Probability of more than ${3\over 4}N$ heads in $N$ flips of a coin? What is the probability of getting more than $ \frac { 3 N } 4 $ heads in $ N $ flips of coins?
I know we need to use binomial distribution formula for this and sum it from $ N = \frac { 3 N } 4 $ to $ N $.
I can solve this when numbers are given but I'm struggling to solve because a general case is given. Any help appreciated.

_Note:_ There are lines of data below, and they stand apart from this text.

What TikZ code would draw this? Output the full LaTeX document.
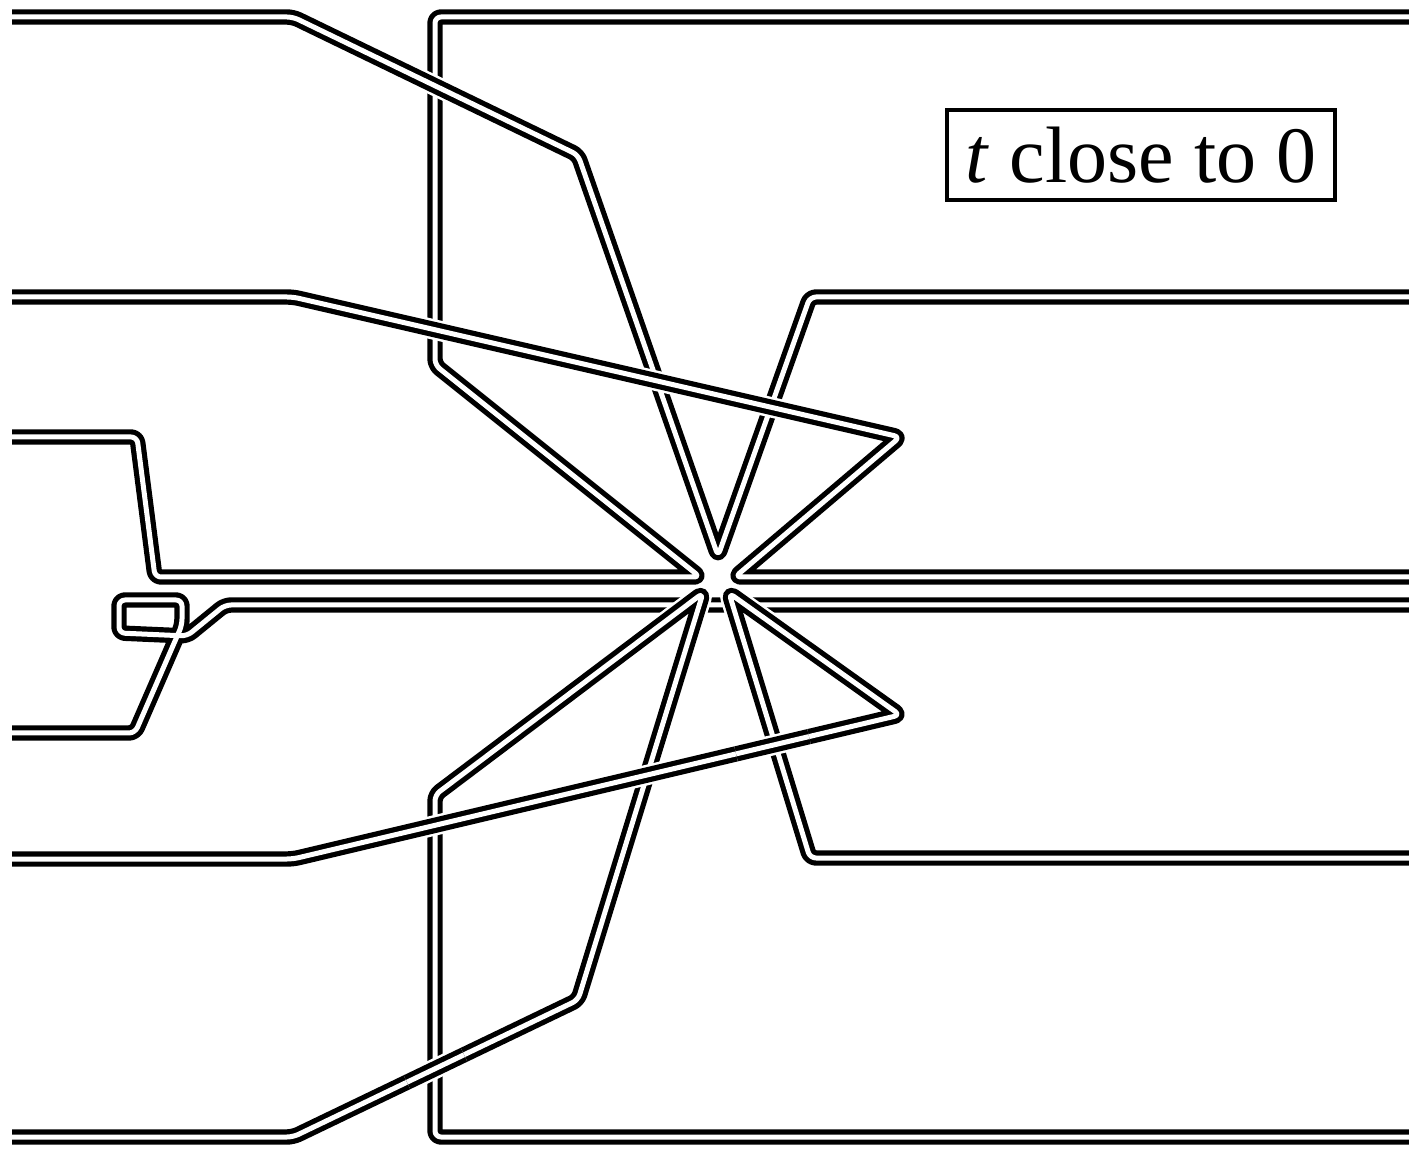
\documentclass[tikz,border=0pt]{standalone}
\usepackage{fontspec}
\setmainfont{Liberation Serif}
\usetikzlibrary{calc}
\begin{document}
\begin{tikzpicture}[x=0.5pt,y=-0.5pt,
  rib/.style={line width=2.6pt, double=white, double distance=2.5pt, rounded corners=3pt, line join=round},
  ribo/.style={rib, preaction={draw=white, line width=10.2pt}},
  lblbox/.style={draw, line width=1.6pt, minimum width=194pt, minimum height=45pt, inner sep=0pt, font=\fontsize{40}{48}\selectfont}]
\useasboundingbox (0,0) rectangle (1409,1149);
% strand A
\coordinate (A0) at (12,17);   \coordinate (A1) at (293,17);
\coordinate (A2) at (578,155); \coordinate (A3) at (718,556);
\coordinate (A4) at (810,297); \coordinate (A5) at (1409,297);
% strand B
\coordinate (B0) at (1409,17); \coordinate (B1) at (435,17);
\coordinate (B2) at (435,365); \coordinate (B3) at (700,577);
\coordinate (B4) at (155,577); \coordinate (B5) at (137,437);
\coordinate (B6) at (12,437);
% strand C
\coordinate (C0) at (12,297);  \coordinate (C1) at (293,297);
\coordinate (C2) at (900,437); \coordinate (C3) at (735,577);
\coordinate (C4) at (1409,577);
% strand D
\coordinate (D0) at (1409,1137); \coordinate (D1) at (435,1137);
\coordinate (D2) at (435,795);   \coordinate (D3) at (703,593);
\coordinate (D4) at (578,1000);  \coordinate (D5) at (293,1137);
\coordinate (D6) at (12,1137);
% strand E
\coordinate (E0) at (12,859);  \coordinate (E1) at (293,859);
\coordinate (E2) at (900,715); \coordinate (E3) at (729,593);
\coordinate (E4) at (810,858); \coordinate (E5) at (1409,858);
% strand F
\coordinate (F0) at (12,733);  \coordinate (F1) at (135,733);
\coordinate (F2) at (182,625); \coordinate (F3) at (182,600);
\coordinate (F4) at (119,600); \coordinate (F5) at (119,633);
\coordinate (F6) at (187,636); \coordinate (F7) at (225,605);
\coordinate (F8) at (1409,605);

\draw[rib] (F0) -- (F1) -- (F2) -- (F3) -- (F4) -- (F5) -- (F6) -- (F7) -- (F8);
\draw[ribo] (D0) -- (D1) -- (D2) -- (D3) -- (D4) -- (D5) -- (D6);
\draw[ribo] (E0) -- (E1) -- (E2) -- (E3) -- (E4) -- (E5);
\draw[ribo] ($(D4)!0.40!(D5)$) -- ($(D4)!0.60!(D5)$);
\draw[ribo] ($(E1)!0.73!(E2)$) -- ($(E1)!0.85!(E2)$);
\draw[rib] (B0) -- (B1) -- (B2) -- (B3) -- (B4) -- (B5) -- (B6);
\draw[ribo] (A0) -- (A1) -- (A2) -- (A3) -- (A4) -- (A5);
\draw[ribo] (C0) -- (C1) -- (C2) -- (C3) -- (C4);

\node[lblbox] (lbl) at (1141,155) {\textit{t} close to 0};
\end{tikzpicture}
\end{document}
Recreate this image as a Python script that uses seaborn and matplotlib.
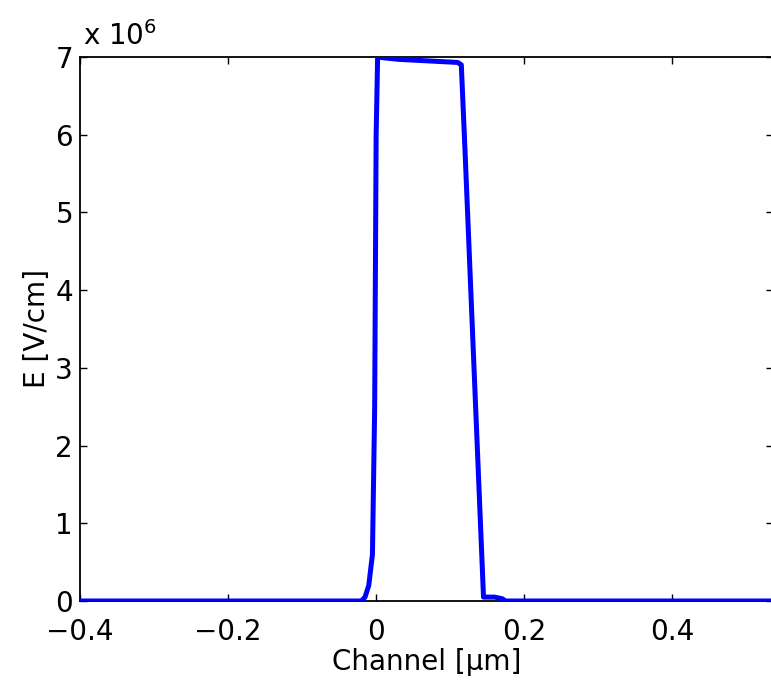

 A: Consider each coin toss as the outcome for a random variable $X_k$ which is equally distributed over $\{0,1\}$. Assuming that $X_1,\ldots,X_n$ are independent, we are looking for
$$\mathbb{P}[S_n=X_1+X_2+\ldots+X_n > 3n/4] $$
where the central limit theorem ensures the convergence of $S_n$ to a normal variable with mean $n/2$ and variance $n/4$. For any moderately large $n$ ($n\geq 5$) the previous probability is very well approximated (see the Berry-Esseen theorem for understanding how well) by
$$ \int_{3n/4}^{+\infty}\sqrt{\frac{2}{\pi n}} e^{-\frac{2(x-n/2)^2}n^2}\,dx =\frac{1}{2}\,\operatorname{Erfc}\left(\sqrt{\frac{n}{8}}\right)\approx e^{-n/8}\sqrt{\frac{2}{\pi n}},$$
due to the continued fraction representation for the complementary error function.
In a weak sense (see the first comment) we have
$$ \mathbb{P}[S_n > n/2] \approx \frac{e^{-n/8}}{2\sqrt{\pi}}\sqrt{\frac{8}{n}} = e^{-n/8}\sqrt{\frac{2}{\pi n}}.$$
There is an arithmetic perturbation given by the residue class $n\pmod{4}$, such that the ratio between $\mathbb{P}[S_n > 3n/4]$ and the RHS does not converge as $n\to +\infty$. In any case Hoeffding's inequality ensures
$$\mathbb{P}\left[S_n \geq \frac{3n}{4}\right]\leq e^{-n/8}.$$
A: This isn't an answer, simply a long comment. If you don't care about polynomial terms (and you shouldn't when they are overwhelmed with exponential terms) you can use Stirling's approximation formula to get that for large $n\choose k$ looks likes $\frac{n^n}{k^k(n-k)^{n-k}}=2^{nh_2(k/n)}$ with $h_2(p)=-p\log_2(p)-(1-p)\log_2(1-p)$. There is a formal definition of "looks like" which I won't go over, this is only for intuition and not a proof. Observe that on $[1/2,1]$, $h_2$ is decreasing and so for $3/4n\leq k\leq n$, $h_2(k/n)\leq h_2(3/4)$. Writing the sum you get
\begin{align*}
S&=\sum_{k=3/4n}^n{n\choose k}\frac{1}{2^n}\\
&\sim\sum_{k=3/4n}^n2^{n(h_2(k/n)-1)}\\
&\leq 2^{n(h_2(3/4)-1)}\cdot \frac{n}{4}\\
&\sim 2^{n(h_2(3/4)-1)}
\end{align*}
Now as $h_{2}(3/4)<1$, we get some exponential decrease.